Some of the show works marvelously in the film format. Close-up magic is nearly always effective when a camera can get right in there and present things more clearly than you could see sitting in the back row of even a modest-sized off-Broadway theater. Elements of the show that differed from one night to the next in the live performance are sometimes shown in rapid-fire montage, underscoring how live theater isn't fixed in the way that movies and TV series are.

There's alchemy in what DelGaudio created with this show. He manages to be very serious without slipping into the off-putting pretentiousness that most self-serious magicians seem to have. He manages to tell deeply personal stories without the ridiculous navel-gazing commonly associated with "the one-man show."

But at the same time, it truly seems to me that "you had to be there." Throughout the film version (and particularly at the climax), we see audience members weeping openly at the experience they're having. The reaction seems utterly genuine and powerful... but also very personal.

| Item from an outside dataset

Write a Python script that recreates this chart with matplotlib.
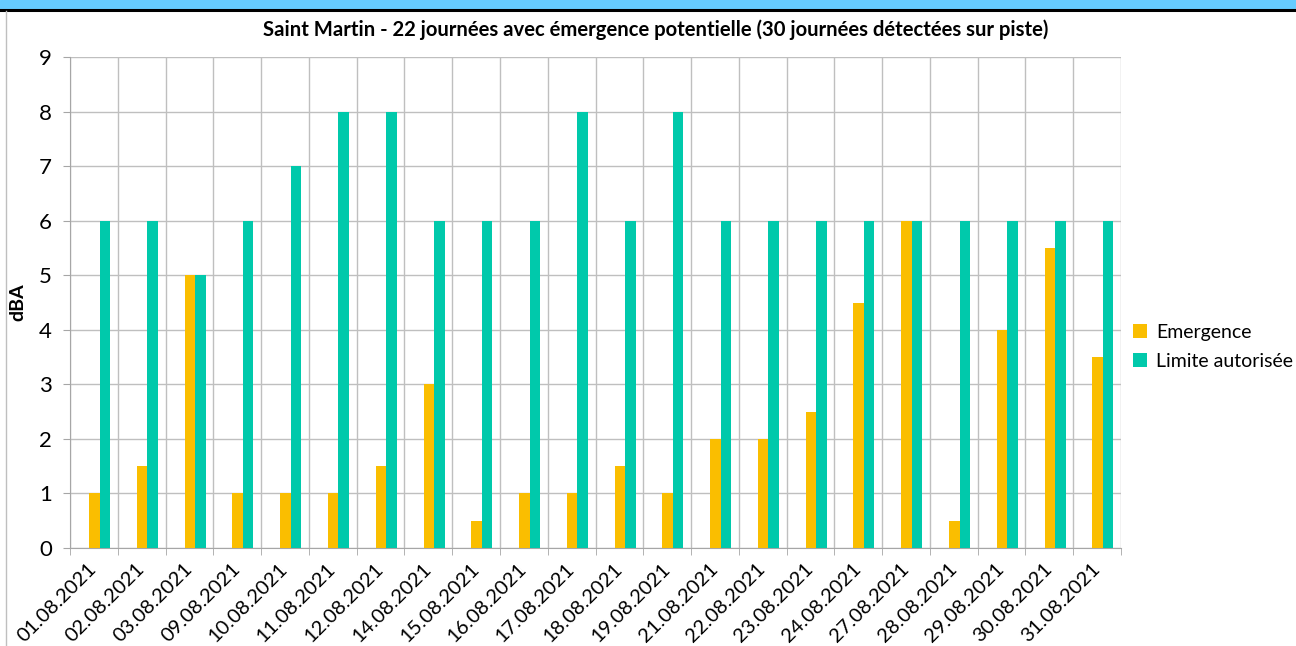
import numpy as np
import matplotlib.pyplot as plt
from matplotlib.patches import Rectangle
from matplotlib.lines import Line2D

# DATA
dates = ["01.08.2021", "02.08.2021", "03.08.2021", "09.08.2021", "10.08.2021",
         "11.08.2021", "12.08.2021", "14.08.2021", "15.08.2021", "16.08.2021",
         "17.08.2021", "18.08.2021", "19.08.2021", "21.08.2021", "22.08.2021",
         "23.08.2021", "24.08.2021", "27.08.2021", "28.08.2021", "29.08.2021",
         "30.08.2021", "31.08.2021"]
emergence = [1, 1.5, 5, 1, 1, 1, 1.5, 3, 0.5, 1, 1, 1.5, 1, 2, 2, 2.5, 4.5, 6, 0.5, 4, 5.5, 3.5]
limite = [6, 6, 5, 6, 7, 8, 8, 6, 6, 6, 8, 6, 8, 6, 6, 6, 6, 6, 6, 6, 6, 6]

plt.rcParams['font.family'] = ['Lato', 'DejaVu Sans']

fig = plt.figure(figsize=(12.96, 6.46), dpi=100)

# frame decoration (blue band on top, thin border left)
fig.patches.append(Rectangle((0, 1 - 9 / 646), 1, 9 / 646, transform=fig.transFigure,
                             color="#66CCFF", zorder=0))
fig.lines.append(Line2D([0, 1], [1 - 10 / 646, 1 - 10 / 646], transform=fig.transFigure,
                        color="black", lw=2.2))
fig.lines.append(Line2D([6 / 1296, 6 / 1296], [0, 1 - 11 / 646], transform=fig.transFigure,
                        color="#BFBFBF", lw=1))

ax = fig.add_axes([70 / 1296, 1 - 548 / 646, (1121 - 70) / 1296, (548 - 57) / 646])

x = np.arange(len(dates))
w = 0.22
off = 0.12
ax.bar(x + off - w / 2, emergence, w, color="#FABE00", label="Emergence", zorder=3)
ax.bar(x + off + w / 2, limite, w, color="#00C9AB", label="Limite autorisée", zorder=3)

ax.set_xlim(-0.5, len(dates) - 0.5)
ax.set_ylim(0, 9)
ax.set_yticks(range(0, 10))
ax.set_xticks(x)
ax.set_xticklabels(dates, rotation=45, ha="right", va="center", rotation_mode="anchor", fontsize=14.5)
ax.set_xticks(np.arange(-0.5, len(dates)), minor=True)
ax.tick_params(axis="x", which="major", length=0, pad=13)
ax.tick_params(axis="x", which="minor", length=5, color="#A6A6A6")
ax.tick_params(axis="y", length=5, color="#A6A6A6", labelsize=16, pad=8)

ax.grid(axis="y", color="#BFBFBF", lw=1, zorder=0)
ax.grid(axis="x", which="minor", color="#BFBFBF", lw=1, zorder=0)
for s in ["top", "right"]:
    ax.spines[s].set_visible(False)
for s in ["left", "bottom"]:
    ax.spines[s].set_color("#A6A6A6")

ax.set_ylabel("dBA", fontsize=14, fontweight="bold")
ax.yaxis.set_label_coords((26 - 70) / 1051, 0.5)
fig.text(0.506, 1 - 30 / 646, "Saint Martin - 22 journées avec émergence potentielle (30 journées détectées sur piste)",
         ha="center", va="center", fontsize=14.6, fontweight="bold")

ax.legend(loc="center left", bbox_to_anchor=(1 + 12 / 1051, 0.41), frameon=False, fontsize=14,
          borderpad=0, borderaxespad=0,
          handlelength=0.7, handleheight=0.7, handletextpad=0.5, labelspacing=0.6)

fig.savefig("out.png", dpi=100)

Perhaps I was in too hard-hearted a mood when I watched it, but for me it never really crossed the line from "well-crafted performance" into the sort of "life-changing revelation" that the live audience seemed to be having. I found it more thought-provoking than emotion-provoking.

Make no mistake: if you are a fan of magic, you will enjoy In and of Itself -- regardless of whether you would have liked it more in person. I'd grade it a solid B. But I may always wonder what it would have been like to see the show live, without knowing too much about it.